Given data:

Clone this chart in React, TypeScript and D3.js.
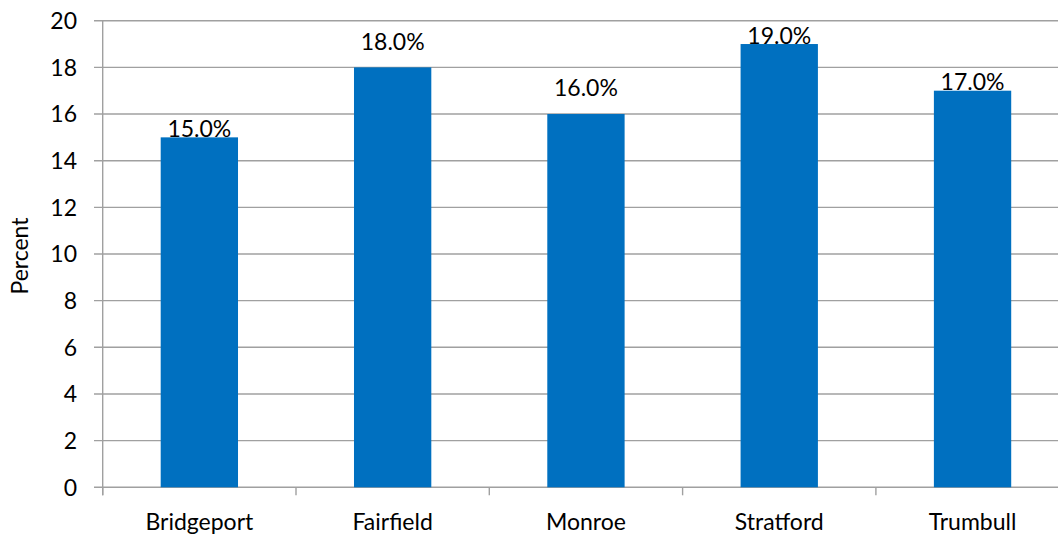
import React from "react";
import * as d3 from "d3";

const categories = ["Bridgeport", "Fairfield", "Monroe", "Stratford", "Trumbull"];
const values = [15.0, 18.0, 16.0, 19.0, 17.0];
const yTicks = [0, 2, 4, 6, 8, 10, 12, 14, 16, 18, 20];
const yLabel = "Percent";

// style: extra lift of each data label above its bar (px)
const LABEL_LIFT = [0, 17, 18, 0, 0];

const W = 1058;
const H = 536;
const FONT = "Lato, 'Open Sans', sans-serif";
const FS = 23;

export default function App() {
  const x = d3.scaleBand<string>().domain(categories).range([102.7, 1069.2]).paddingInner(0.6).paddingOuter(0.3);
  const xb = d3.scaleBand<string>().domain(categories).range([102.7, 1069.2]).padding(0);
  const y = d3.scaleLinear().domain([0, 20]).range([487.3, 20.7]);
  const x0 = 102.7;
  const grid = "#a0a0a0";
  const boundaries = categories.map((c) => xb(c)!).concat([xb.range()[1]]);

  return (
    <svg width={W} height={H} style={{ position: "absolute", left: 0, top: 0, background: "#fff" }}>
      {yTicks.map((t) => (
        <g key={t}>
          <line x1={94} x2={W} y1={y(t)} y2={y(t)} stroke={grid} strokeWidth={1.4} />
          <text x={77} y={y(t) + 8.2} textAnchor="end" fontFamily={FONT} fontSize={FS} fill="#000">
            {t}
          </text>
        </g>
      ))}
      <line x1={x0} x2={x0} y1={y(20)} y2={y(0) + 8} stroke={grid} strokeWidth={1.4} />
      {boundaries.map((b, i) => (
        <line key={i} x1={b} x2={b} y1={y(0)} y2={y(0) + 8} stroke={grid} strokeWidth={1.4} />
      ))}
      {categories.map((c, i) => {
        const bx = x(c)!;
        const bw = x.bandwidth();
        return (
          <g key={c}>
            <rect x={bx} y={y(values[i])} width={bw} height={y(0) - y(values[i])} fill="#0070C0" />
            <text
              x={bx + bw / 2}
              y={y(values[i]) - 0.5 - LABEL_LIFT[i]}
              textAnchor="middle"
              fontFamily={FONT}
              fontSize={FS}
              fill="#000"
            >
              {values[i].toFixed(1) + "%"}
            </text>
            <text x={xb(c)! + xb.bandwidth() / 2} y={530} textAnchor="middle" fontFamily={FONT} fontSize={FS} fill="#000">
              {c}
            </text>
          </g>
        );
      })}
      <text
        transform={`translate(28,256) rotate(-90)`}
        textAnchor="middle"
        fontFamily={FONT}
        fontSize={FS}
        fill="#000"
      >
        {yLabel}
      </text>
    </svg>
  );
}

What you should do: Copy out all of the data word for word. Do not carry over any picture.

Response below:
Clone this chart in React, TypeScript and D3.js.
import React from "react";
import * as d3 from "d3";

const categories = ["Bridgeport", "Fairfield", "Monroe", "Stratford", "Trumbull"];
const values = [15.0, 18.0, 16.0, 19.0, 17.0];
const yTicks = [0, 2, 4, 6, 8, 10, 12, 14, 16, 18, 20];
const yLabel = "Percent";

// style: extra lift of each data label above its bar (px)
const LABEL_LIFT = [0, 17, 18, 0, 0];

const W = 1058;
const H = 536;
const FONT = "Lato, 'Open Sans', sans-serif";
const FS = 23;

export default function App() {
  const x = d3.scaleBand<string>().domain(categories).range([102.7, 1069.2]).paddingInner(0.6).paddingOuter(0.3);
  const xb = d3.scaleBand<string>().domain(categories).range([102.7, 1069.2]).padding(0);
  const y = d3.scaleLinear().domain([0, 20]).range([487.3, 20.7]);
  const x0 = 102.7;
  const grid = "#a0a0a0";
  const boundaries = categories.map((c) => xb(c)!).concat([xb.range()[1]]);

  return (
    <svg width={W} height={H} style={{ position: "absolute", left: 0, top: 0, background: "#fff" }}>
      {yTicks.map((t) => (
        <g key={t}>
          <line x1={94} x2={W} y1={y(t)} y2={y(t)} stroke={grid} strokeWidth={1.4} />
          <text x={77} y={y(t) + 8.2} textAnchor="end" fontFamily={FONT} fontSize={FS} fill="#000">
            {t}
          </text>
        </g>
      ))}
      <line x1={x0} x2={x0} y1={y(20)} y2={y(0) + 8} stroke={grid} strokeWidth={1.4} />
      {boundaries.map((b, i) => (
        <line key={i} x1={b} x2={b} y1={y(0)} y2={y(0) + 8} stroke={grid} strokeWidth={1.4} />
      ))}
      {categories.map((c, i) => {
        const bx = x(c)!;
        const bw = x.bandwidth();
        return (
          <g key={c}>
            <rect x={bx} y={y(values[i])} width={bw} height={y(0) - y(values[i])} fill="#0070C0" />
            <text
              x={bx + bw / 2}
              y={y(values[i]) - 0.5 - LABEL_LIFT[i]}
              textAnchor="middle"
              fontFamily={FONT}
              fontSize={FS}
              fill="#000"
            >
              {values[i].toFixed(1) + "%"}
            </text>
            <text x={xb(c)! + xb.bandwidth() / 2} y={530} textAnchor="middle" fontFamily={FONT} fontSize={FS} fill="#000">
              {c}
            </text>
          </g>
        );
      })}
      <text
        transform={`translate(28,256) rotate(-90)`}
        textAnchor="middle"
        fontFamily={FONT}
        fontSize={FS}
        fill="#000"
      >
        {yLabel}
      </text>
    </svg>
  );
}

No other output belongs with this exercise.